The Desecration of Man

Carl R. Trueman, Sentinel, April 2026


In May 2025, the Lord Mayor of Belfast unveiled a stained-glass window in City Hall depicting a young man in a T-shirt emblazoned with the slogan “Save Sodomy from Ulster.” The installation was presented as a celebration of inclusivity. At roughly the same moment, on the opposite end of the political spectrum, certain right-wing social media accounts treated the distress of migrant children—or the rehabilitation of discredited historical figures—as material for amusement. What unites these otherwise opposed gestures is not ideology but a shared exhilaration: the more sacred the boundary transgressed, the more potent the sense of agency it confers.


In The Desecration of Man: How the Rejection of God Degrades Our Humanity, Carl R. Trueman gives this impulse a precise and unsettling name. Our age is not merely 'disenchanted' in the familiar Weberian sense, emptied of mystery by bureaucracy and mechanisation. It actively delights in profanation. Transgression has become, in Trueman’s words, 'their primary task'— a shortcut to identity and influence in a world that no longer recognises anything as intrinsically sacred.

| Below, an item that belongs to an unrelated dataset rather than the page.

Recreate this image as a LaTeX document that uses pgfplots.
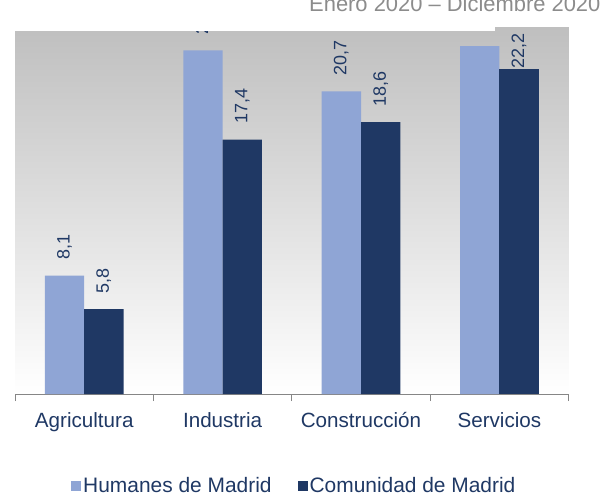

The symmetry of this condition across ideological lines is striking. The cultural left celebrates the dismantling of inherited sexual norms and the public reconfiguration of moral boundaries, while the online right, in its more extreme expressions, finds liberation in the gleeful violation of long-standing standards of decency. In both cases, mockery replaces reasoned argument, and cruelty masquerades as candour. Neither side, Trueman suggests, can claim the moral high ground. The erosion of human dignity is not partisan but civilisational.


Trueman invokes Friedrich Nietzsche’s parable of the madman to reveal the trajectory of modern culture. Having declared the death of God, the madman warns that humanity must eventually assume the divine prerogative and forge its own values—a challenge whose consequences, Trueman argues, have now come to pass. The disappearance of the sacred has not produced a neutral void; it has unleashed an ecstatic project of self-deification. Limits, obligations, and ends that were once received are now constructed, often in deliberate defiance of their former authority.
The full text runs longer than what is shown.